Different formats for different types of books

Fiction books, however, I can read very easily in digital formats. Reference books, too—like biblical commentaries, dictionaries of all sorts, journals, lexicons, grammars—are much better “consumed” on a computer screen than in a big fat codex. Logos Bible Software finds the right place for me so quickly, and it allows me to mark up and copy the text (with attribution, a feature I use constantly) so readily. I’m only reading a little bit at a time, so on-screen reading is very doable, even if the content is intricate. I’ll never go back to paper for reference works if I can avoid it.

But then there are books in the middle, books that I might possibly prefer to read in codex form if I were on a leisurely vacation but instead read digitally simply because I know I’m more likely to finish them that way. If I have to remember to bring my print copy of Jamie Smith’s How (Not) To Be Secular with me on the bus or to the doctor’s office waiting room (great read, by the way), I’ll never finish the book. The main thing I want to accomplish with these books is to get through them and gather some highlights for future reference. Digital formats are better for my busy life, because digital devices are always with me.
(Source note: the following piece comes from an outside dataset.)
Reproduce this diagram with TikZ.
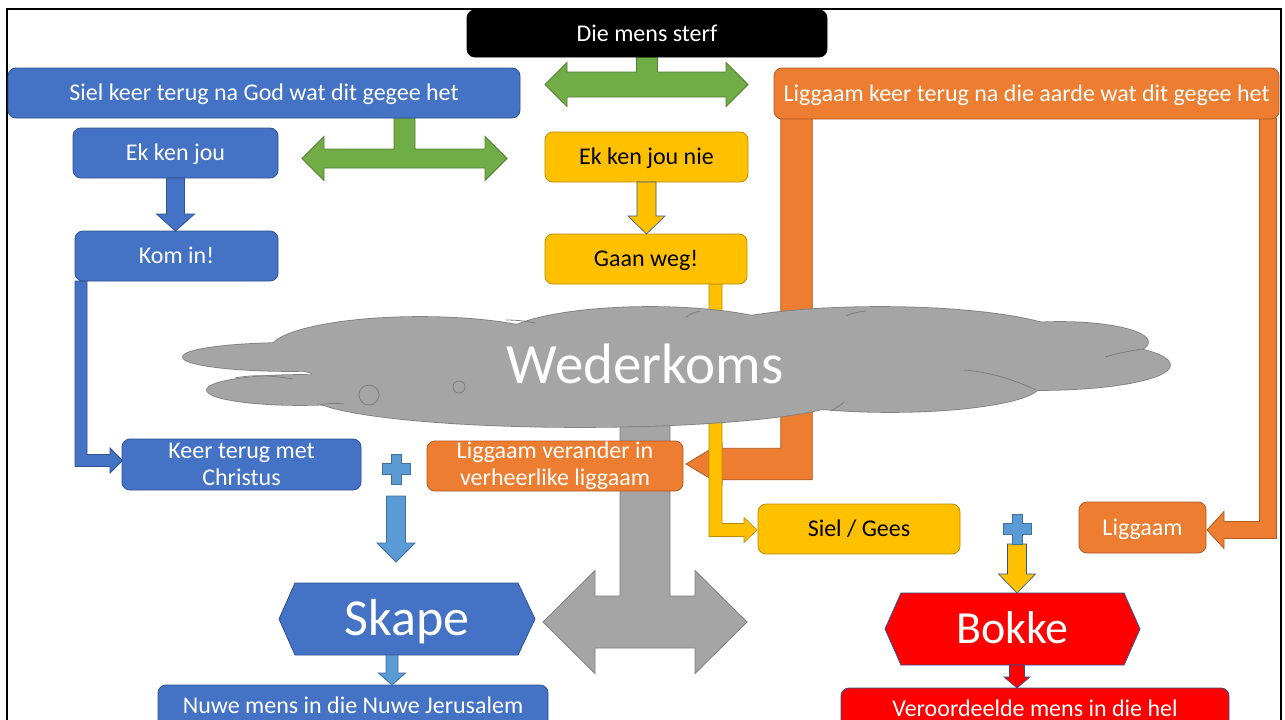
\documentclass[tikz,border=0pt]{standalone}
\usepackage{fontspec}
\setmainfont{Carlito}
\usetikzlibrary{calc}
\definecolor{cblue}{HTML}{4472C4}
\definecolor{cblueD}{HTML}{2F528F}
\definecolor{cyel}{HTML}{FFC000}
\definecolor{cyelD}{HTML}{BC8C00}
\definecolor{corg}{HTML}{ED7D31}
\definecolor{corgD}{HTML}{AE5A21}
\definecolor{cgrn}{HTML}{70AD47}
\definecolor{cgrnD}{HTML}{507E32}
\definecolor{cgray}{HTML}{A5A5A5}
\definecolor{cgrayD}{HTML}{7F7F7F}
\definecolor{clb}{HTML}{5B9BD5}
\definecolor{clbD}{HTML}{41719C}
\definecolor{cred}{HTML}{FF0000}
\definecolor{credD}{HTML}{2F528F}
\colorlet{blackD}{black}
\pgfdeclarelayer{arrows}
\pgfdeclarelayer{cloudl}
\pgfsetlayers{arrows,cloudl,main}
\newcommand\bodyfont{\fontsize{24}{27}\selectfont}
% vertical block arrow: style, start, tip, shaft half, head half, head length
\newcommand\downarr[6]{\path[#1] let \p1=(#2), \p2=(#3) in (\x1-#4,\y1) -- (\x1-#4,\y2+#6) -- (\x1-#5,\y2+#6) -- (\x1,\y2) -- (\x1+#5,\y2+#6) -- (\x1+#4,\y2+#6) -- (\x1+#4,\y1) -- cycle;}
% T-shaped double arrow: style, stem start, left tip, right tip, stem half, bar half, head half, head length
\newcommand\tarrow[8]{\path[#1] let \p1=(#2), \p2=(#3), \p3=(#4) in (\x1-#5,\y1) -- (\x1-#5,\y2+#6) -- (\x2+#8,\y2+#6) -- (\x2+#8,\y2+#7) -- (\x2,\y2) -- (\x2+#8,\y2-#7) -- (\x2+#8,\y2-#6) -- (\x3-#8,\y2-#6) -- (\x3-#8,\y2-#7) -- (\x3,\y2) -- (\x3-#8,\y2+#7) -- (\x3-#8,\y2+#6) -- (\x1+#5,\y2+#6) -- (\x1+#5,\y1) -- cycle;}
% elbow arrow down then right / left: style, start, tip, half width, head half, head length
\newcommand\elbowR[6]{\path[#1] let \p1=(#2), \p2=(#3) in (\x1-#4,\y1) -- (\x1-#4,\y2-#4) -- (\x2-#6,\y2-#4) -- (\x2-#6,\y2-#5) -- (\x2,\y2) -- (\x2-#6,\y2+#5) -- (\x2-#6,\y2+#4) -- (\x1+#4,\y2+#4) -- (\x1+#4,\y1) -- cycle;}
\newcommand\elbowL[6]{\path[#1] let \p1=(#2), \p2=(#3) in (\x1+#4,\y1) -- (\x1+#4,\y2-#4) -- (\x2+#6,\y2-#4) -- (\x2+#6,\y2-#5) -- (\x2,\y2) -- (\x2+#6,\y2+#5) -- (\x2+#6,\y2+#4) -- (\x1-#4,\y2+#4) -- (\x1-#4,\y1) -- cycle;}
\newcommand\plussign[2]{\path[#1] let \p1=(#2) in (\x1-5pt,\y1+15pt) -- (\x1+5pt,\y1+15pt) -- (\x1+5pt,\y1+5.5pt) -- (\x1+14pt,\y1+5.5pt) -- (\x1+14pt,\y1-5.5pt) -- (\x1+5pt,\y1-5.5pt) -- (\x1+5pt,\y1-15pt) -- (\x1-5pt,\y1-15pt) -- (\x1-5pt,\y1-5.5pt) -- (\x1-14pt,\y1-5.5pt) -- (\x1-14pt,\y1+5.5pt) -- (\x1-5pt,\y1+5.5pt) -- cycle;}
\tikzset{
  box/.style={draw=#1D, fill=#1, rounded corners=8pt, line width=0.8pt, font=\bodyfont,
    text height=15.5pt, text depth=0pt, align=center, text=white, inner sep=0pt, outer sep=0pt},
  box2/.style={box=#1, text height=, text depth=},
  hexn/.style={inner sep=0pt, outer sep=0pt, text=white, text depth=0pt},
  hexblue/.style={fill=cblue, draw=cblueD, line width=0.8pt},
  hexred/.style={fill=cred, draw=credD, line width=0.8pt},
  garrow/.style={fill=cgrn, draw=cgrnD, line width=0.8pt},
  barrow/.style={fill=cblue, draw=cblueD, line width=0.8pt},
  lbarrow/.style={fill=clb, draw=clbD, line width=0.8pt},
  yarrow/.style={fill=cyel, draw=cblueD, line width=0.6pt},
  ylarrow/.style={fill=cyel, draw=cyelD, line width=0.6pt},
  oarrow/.style={fill=corg, draw=corgD, line width=0.8pt},
  grarrow/.style={fill=cgray, draw=cgrayD, line width=0.8pt},
  rarrow/.style={fill=cred, draw=credD, line width=0.6pt},
  plusst/.style={fill=clb, draw=clbD, line width=0.6pt},
  cloudedge/.style={draw=cgrayD, line width=1.6pt},
  cloudline/.style={draw=cgrayD, line width=0.8pt},
}
\begin{document}
\begin{tikzpicture}[x=1pt,y=-1pt]
\useasboundingbox (0,0) rectangle (1285,720);
\clip (0,0) rectangle (1285,720);

% ---------- nodes ----------
\node[box=black, minimum width=360pt, minimum height=47pt] (die) at (647,33.5) {Die mens sterf};
\node[box=cblue, minimum width=512pt, minimum height=50pt] (sielgod) at (264,93) {Siel keer terug na God wat dit gegee het};
\node[box=cblue, minimum width=205pt, minimum height=50pt] (ekken) at (175.5,153) {Ek ken jou};
\node[box=cblue, minimum width=203pt, minimum height=50pt] (komin) at (176.5,256) {Kom in!};
\node[box2=cblue, minimum width=239pt, minimum height=51pt] (keer) at (241.5,464.5) {Keer terug met\\Christus};
\node[box=cblue, minimum width=390pt, minimum height=42pt] (nuwe) at (353,706) {Nuwe mens in die Nuwe Jerusalem};
\node[box=cyel, text=black, minimum width=203pt, minimum height=50pt] (ekkennie) at (646.5,157) {Ek ken jou nie};
\node[box=cyel, text=black, minimum width=202pt, minimum height=50pt] (gaan) at (646,259) {Gaan weg!};
\node[box=corg, minimum width=505pt, minimum height=51pt] (ligaarde) at (1026.5,93.5) {Liggaam keer terug na die aarde wat dit gegee het};
\node[box2=corg, minimum width=256pt, minimum height=50pt] (ligver) at (555,466) {Liggaam verander in\\verheerlike liggaam};
\node[box=cyel, text=black, minimum width=202pt, minimum height=50pt] (sielgees) at (859,529) {Siel / Gees};
\node[box=corg, minimum width=127pt, minimum height=51pt] (liggaam) at (1142.5,527.5) {Liggaam};
\node[box=cred, minimum width=388pt, minimum height=42pt] (hel) at (1035,709) {Veroordeelde mens in die hel};
\node[hexn, font=\fontsize{52}{60}\selectfont, text height=33.5pt, minimum width=256pt, minimum height=72pt] (skape) at (407,619) {Skape};
\node[hexn, font=\fontsize{46}{54}\selectfont, text height=29.6pt, minimum width=255pt, minimum height=72pt] (bokke) at (1012.5,629) {Bokke};
\node[font=\fontsize{57}{64}\selectfont, text=white, anchor=base, inner sep=0pt] (wk) at (645,383) {Wederkoms};

% ---------- helper coordinates ----------
\coordinate (gL1) at (545,84.5);
\coordinate (gR1) at (748,84.5);
\coordinate (g2s) at ($(sielgod.south)+(140.5,0)$);
\coordinate (gL2) at (302,158.5);
\coordinate (gR2) at (507,158.5);
\coordinate (cloudc) at (645,400);
\coordinate (grL) at (543,622);
\coordinate (grR) at (747,622);
\coordinate (bst) at ($(komin.south west)+(6,0)$);
\coordinate (btip) at ($(keer.west)+(0.5,-4)$);
\coordinate (yst) at ($(gaan.south east)+(-31.5,0)$);
\coordinate (ytip) at ($(sielgees.west)+(-1,1)$);
\coordinate (o1st) at ($(ligaarde.south west)+(22.5,-1)$);
\coordinate (o1tip) at ($(ligver.east)+(3,-2)$);
\coordinate (o2st) at ($(ligaarde.south east)+(-11,-1)$);
\coordinate (o2tip) at ($(liggaam.east)+(1,2.5)$);
\coordinate (plusL) at (396,469);
\coordinate (plusR) at (1017,529);
\coordinate (lbst) at ($(plusL)+(0,27)$);
\coordinate (lbtip) at ($(plusL |- skape.north)+(0,-21)$);
\coordinate (skA) at ($(skape.south)+(-15,0)$);
\coordinate (skB) at (skA |- nuwe.north);
\coordinate (bkst) at ($(plusR)+(0,15)$);
\coordinate (bktip) at (plusR |- bokke.north);
\coordinate (bkA) at ($(plusR |- bokke.south)+(0,0)$);
\coordinate (bkB) at (plusR |- hel.north);

% ---------- background arrows ----------
\begin{pgfonlayer}{arrows}
\fill[white] (0,0) rectangle (1285,720);
\draw[line width=2.5pt] (7,725) -- (7,9) -- (1281,9) -- (1281,725);
\tarrow{garrow}{die.south}{gL1}{gR1}{10.5pt}{12.5pt}{22pt}{22pt}
\tarrow{garrow}{g2s}{gL2}{gR2}{10.5pt}{9.5pt}{22pt}{22pt}
\elbowL{oarrow}{o1st}{o1tip}{15.75pt}{21.5pt}{36pt}
\elbowL{oarrow}{o2st}{o2tip}{8.5pt}{18.5pt}{17pt}
\elbowR{ylarrow}{yst}{ytip}{6.5pt}{12.5pt}{13pt}
\tarrow{grarrow}{cloudc}{grL}{grR}{25pt}{26pt}{51.5pt}{52pt}
\elbowR{barrow}{bst}{btip}{6pt}{12.5pt}{12.5pt}
\end{pgfonlayer}

% ---------- cloud and hexagons ----------
\begin{pgfonlayer}{cloudl}
\foreach \cx/\cy/\rx/\ry in {290/357/107/14, 300/390/93/15, 420/350/150/33, 650/340/150/33, 880/340/190/33, 1060/342/88/20, 1040/365/130/25, 580/395/270/32, 890/385/150/27, 660/370/350/40}
  \draw[cloudedge] (\cx,\cy) ellipse [x radius=\rx, y radius=\ry];
\foreach \cx/\cy/\rx/\ry in {290/357/107/14, 300/390/93/15, 420/350/150/33, 650/340/150/33, 880/340/190/33, 1060/342/88/20, 1040/365/130/25, 580/395/270/32, 890/385/150/27, 660/370/350/40}
  \fill[cgray] (\cx,\cy) ellipse [x radius=\rx, y radius=\ry];
\draw[cloudline] (235,378) .. controls (255,374) and (275,376) .. (293,379);
\draw[cloudline] (320,405) .. controls (328,403) and (336,403) .. (344,404);
\draw[cloudline] (506,320) .. controls (516,320) and (526,321) .. (535,323);
\draw[cloudline] (964,370) .. controls (990,372) and (1015,380) .. (1036,390);
\draw[cloudline] (1105,357) .. controls (1118,353) and (1130,351) .. (1142,349);
\draw[cloudline] (844,402) .. controls (840,406) and (836,408) .. (830,411);
\draw[cloudline] (686,317) .. controls (690,314) and (695,312) .. (700,311);
\draw[cloudline] (846,316) .. controls (852,313) and (858,312) .. (866,311);
\draw[cloudline, fill=cgray] (369,395) circle [radius=10];
\draw[cloudline, fill=cgray] (459,387) circle [radius=6];
\path[hexblue] (skape.west) -- ([xshift=16pt]skape.north west) -- ([xshift=-17pt]skape.north east) -- (skape.east) -- ([xshift=-17pt]skape.south east) -- ([xshift=16pt]skape.south west) -- cycle;
\path[hexred] (bokke.west) -- ([xshift=16pt]bokke.north west) -- ([xshift=-16pt]bokke.north east) -- (bokke.east) -- ([xshift=-16pt]bokke.south east) -- ([xshift=16pt]bokke.south west) -- cycle;
\end{pgfonlayer}

% ---------- foreground arrows ----------
\downarr{barrow}{ekken.south}{komin.north}{9pt}{19pt}{17pt}
\downarr{yarrow}{ekkennie.south}{gaan.north}{9.5pt}{18.5pt}{18pt}
\downarr{lbarrow}{lbst}{lbtip}{9.5pt}{19pt}{19pt}
\downarr{lbarrow}{skA}{skB}{6pt}{13.5pt}{12pt}
\downarr{yarrow}{bkst}{bktip}{9.5pt}{18.5pt}{19pt}
\downarr{rarrow}{bkA}{bkB}{7.5pt}{13pt}{11pt}
\plussign{plusst}{plusL}
\plussign{plusst}{plusR}
\end{tikzpicture}
\end{document}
An important aside: I’m also a firm believer—along with one of my favorite writers, Alan Jacobs—in reading by whim. I wanna read what I wanna read. And though I’m willing and eager to shape my wannas with good advice from others, I know that whim (my personal interest at the moment) is a key ingredient in the motivation necessary to read well. I have many times fallen away from a challenging read after a few chapters, only to come back two or three years later when I was impelled by a circumstance or desire I didn’t have before. One of my current favorite books in the whole world, John Frame’s Doctrine of the Knowledge of God, was recommended to me by a respected friend, and I think I read the first chapter four times over three years. Eventually my needs and brains aligned with its content and I got through. For this and other reasons, I’m always chipping away at multiple books, and my digital devices let me change my whims, never losing my place when the whims of change blow.

All devices are not equal

And that raises my final point in this little excursus on digital vs. print reading: not all digital reading devices are created equal. For books that I read from start to finish (from Their Rock Is Not Like Our Rock to Christ and Culture Revisited), I do not prefer the computer screen. I don’t read for long periods on a device I can’t recline on the couch with. I have never, in fact, read an entire book on a laptop or desktop screen. But I find that when I read in paper, I miss the mark-up tools I have in Logos—especially the ability to have all my highlights collected automatically for me.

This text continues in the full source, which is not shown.